* [Supplied material]
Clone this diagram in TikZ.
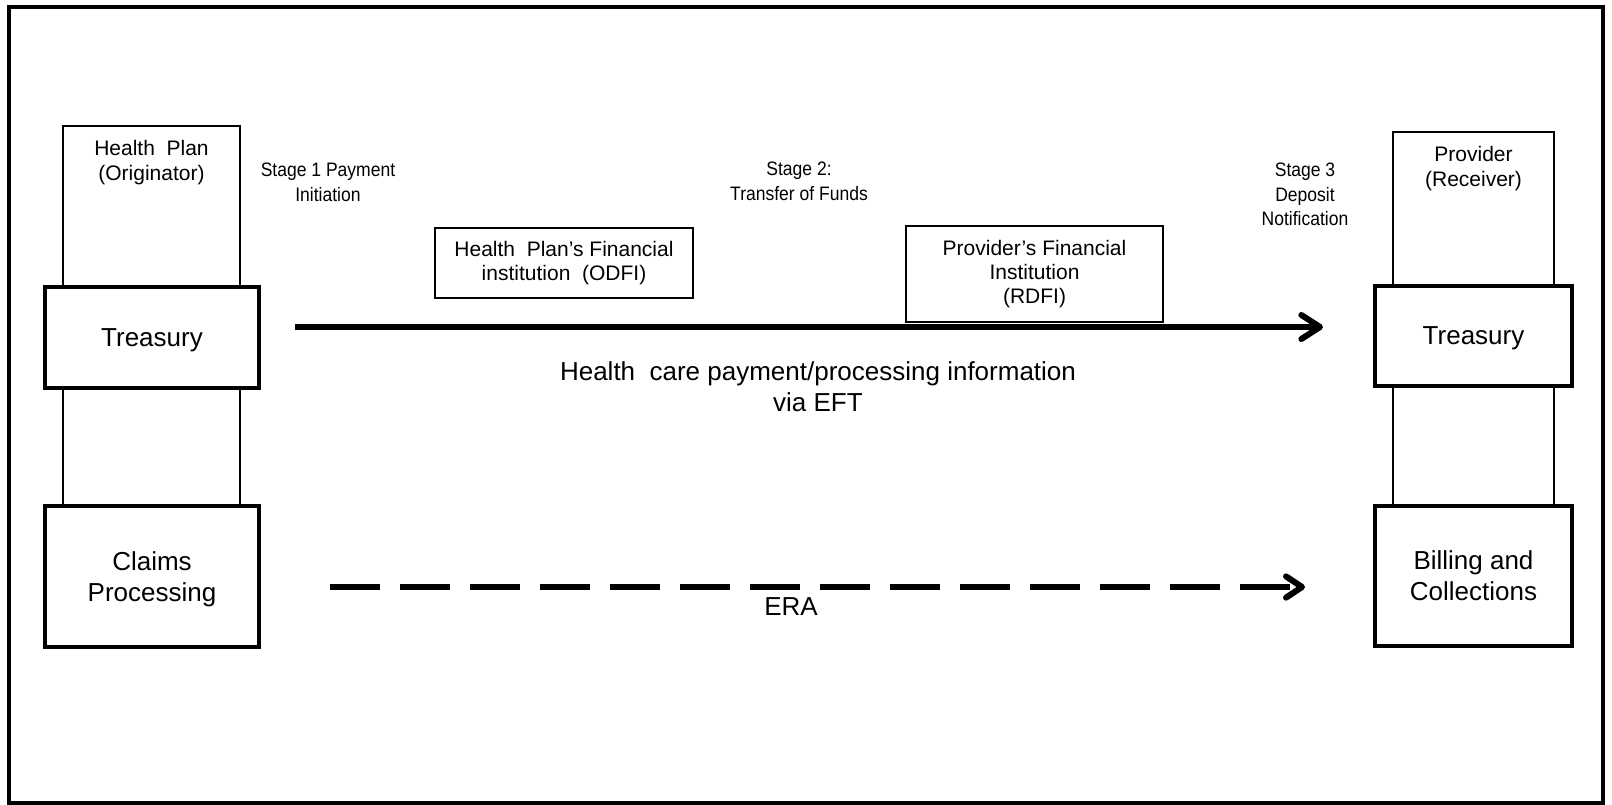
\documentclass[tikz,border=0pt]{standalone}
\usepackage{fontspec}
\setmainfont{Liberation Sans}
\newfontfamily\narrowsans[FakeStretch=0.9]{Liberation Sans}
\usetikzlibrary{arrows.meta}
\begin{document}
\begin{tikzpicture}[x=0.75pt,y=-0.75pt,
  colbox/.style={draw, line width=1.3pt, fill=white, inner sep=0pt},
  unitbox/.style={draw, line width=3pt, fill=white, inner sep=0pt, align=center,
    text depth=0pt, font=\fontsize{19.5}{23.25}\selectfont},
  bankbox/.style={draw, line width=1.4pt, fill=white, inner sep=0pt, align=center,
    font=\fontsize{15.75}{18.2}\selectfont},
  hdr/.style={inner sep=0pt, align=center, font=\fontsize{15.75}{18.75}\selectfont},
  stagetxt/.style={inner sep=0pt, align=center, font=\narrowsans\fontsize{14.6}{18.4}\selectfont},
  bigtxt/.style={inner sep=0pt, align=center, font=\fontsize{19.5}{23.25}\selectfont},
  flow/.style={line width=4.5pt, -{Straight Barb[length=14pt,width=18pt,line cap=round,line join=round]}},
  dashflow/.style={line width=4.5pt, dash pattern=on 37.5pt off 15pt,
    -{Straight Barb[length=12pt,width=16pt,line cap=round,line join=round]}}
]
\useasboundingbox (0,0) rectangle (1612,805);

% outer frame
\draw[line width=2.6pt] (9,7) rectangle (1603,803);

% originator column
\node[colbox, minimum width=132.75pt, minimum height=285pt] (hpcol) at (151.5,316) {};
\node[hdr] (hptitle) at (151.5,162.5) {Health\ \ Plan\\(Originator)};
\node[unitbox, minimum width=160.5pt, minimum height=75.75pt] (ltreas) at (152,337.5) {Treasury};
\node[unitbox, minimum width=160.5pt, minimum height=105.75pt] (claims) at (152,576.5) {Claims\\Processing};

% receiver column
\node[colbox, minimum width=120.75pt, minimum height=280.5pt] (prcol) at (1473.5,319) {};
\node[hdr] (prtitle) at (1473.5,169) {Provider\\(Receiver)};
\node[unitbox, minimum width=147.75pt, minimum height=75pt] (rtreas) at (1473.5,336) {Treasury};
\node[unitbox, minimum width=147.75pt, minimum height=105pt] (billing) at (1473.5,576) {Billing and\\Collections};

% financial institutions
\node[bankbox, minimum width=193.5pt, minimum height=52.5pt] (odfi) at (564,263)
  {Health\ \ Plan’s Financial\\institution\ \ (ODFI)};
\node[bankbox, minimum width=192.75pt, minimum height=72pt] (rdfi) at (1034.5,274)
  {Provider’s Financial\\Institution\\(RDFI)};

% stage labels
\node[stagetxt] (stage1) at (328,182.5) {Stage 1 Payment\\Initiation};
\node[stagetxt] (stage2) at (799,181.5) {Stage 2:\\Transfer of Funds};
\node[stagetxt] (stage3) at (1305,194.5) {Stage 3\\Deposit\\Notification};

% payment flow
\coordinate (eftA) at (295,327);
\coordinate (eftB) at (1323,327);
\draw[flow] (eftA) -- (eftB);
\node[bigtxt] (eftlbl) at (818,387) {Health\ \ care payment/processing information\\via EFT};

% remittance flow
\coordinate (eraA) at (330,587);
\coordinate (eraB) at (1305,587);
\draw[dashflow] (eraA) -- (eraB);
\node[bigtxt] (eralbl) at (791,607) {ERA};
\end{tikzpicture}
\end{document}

* [Exercise objective]
Copy the data character for character, but drop all pictures from the copy.

* [Exercise result]
Clone this diagram in TikZ.
\documentclass[tikz,border=0pt]{standalone}
\usepackage{fontspec}
\setmainfont{Liberation Sans}
\newfontfamily\narrowsans[FakeStretch=0.9]{Liberation Sans}
\usetikzlibrary{arrows.meta}
\begin{document}
\begin{tikzpicture}[x=0.75pt,y=-0.75pt,
  colbox/.style={draw, line width=1.3pt, fill=white, inner sep=0pt},
  unitbox/.style={draw, line width=3pt, fill=white, inner sep=0pt, align=center,
    text depth=0pt, font=\fontsize{19.5}{23.25}\selectfont},
  bankbox/.style={draw, line width=1.4pt, fill=white, inner sep=0pt, align=center,
    font=\fontsize{15.75}{18.2}\selectfont},
  hdr/.style={inner sep=0pt, align=center, font=\fontsize{15.75}{18.75}\selectfont},
  stagetxt/.style={inner sep=0pt, align=center, font=\narrowsans\fontsize{14.6}{18.4}\selectfont},
  bigtxt/.style={inner sep=0pt, align=center, font=\fontsize{19.5}{23.25}\selectfont},
  flow/.style={line width=4.5pt, -{Straight Barb[length=14pt,width=18pt,line cap=round,line join=round]}},
  dashflow/.style={line width=4.5pt, dash pattern=on 37.5pt off 15pt,
    -{Straight Barb[length=12pt,width=16pt,line cap=round,line join=round]}}
]
\useasboundingbox (0,0) rectangle (1612,805);

% outer frame
\draw[line width=2.6pt] (9,7) rectangle (1603,803);

% originator column
\node[colbox, minimum width=132.75pt, minimum height=285pt] (hpcol) at (151.5,316) {};
\node[hdr] (hptitle) at (151.5,162.5) {Health\ \ Plan\\(Originator)};
\node[unitbox, minimum width=160.5pt, minimum height=75.75pt] (ltreas) at (152,337.5) {Treasury};
\node[unitbox, minimum width=160.5pt, minimum height=105.75pt] (claims) at (152,576.5) {Claims\\Processing};

% receiver column
\node[colbox, minimum width=120.75pt, minimum height=280.5pt] (prcol) at (1473.5,319) {};
\node[hdr] (prtitle) at (1473.5,169) {Provider\\(Receiver)};
\node[unitbox, minimum width=147.75pt, minimum height=75pt] (rtreas) at (1473.5,336) {Treasury};
\node[unitbox, minimum width=147.75pt, minimum height=105pt] (billing) at (1473.5,576) {Billing and\\Collections};

% financial institutions
\node[bankbox, minimum width=193.5pt, minimum height=52.5pt] (odfi) at (564,263)
  {Health\ \ Plan’s Financial\\institution\ \ (ODFI)};
\node[bankbox, minimum width=192.75pt, minimum height=72pt] (rdfi) at (1034.5,274)
  {Provider’s Financial\\Institution\\(RDFI)};

% stage labels
\node[stagetxt] (stage1) at (328,182.5) {Stage 1 Payment\\Initiation};
\node[stagetxt] (stage2) at (799,181.5) {Stage 2:\\Transfer of Funds};
\node[stagetxt] (stage3) at (1305,194.5) {Stage 3\\Deposit\\Notification};

% payment flow
\coordinate (eftA) at (295,327);
\coordinate (eftB) at (1323,327);
\draw[flow] (eftA) -- (eftB);
\node[bigtxt] (eftlbl) at (818,387) {Health\ \ care payment/processing information\\via EFT};

% remittance flow
\coordinate (eraA) at (330,587);
\coordinate (eraB) at (1305,587);
\draw[dashflow] (eraA) -- (eraB);
\node[bigtxt] (eralbl) at (791,607) {ERA};
\end{tikzpicture}
\end{document}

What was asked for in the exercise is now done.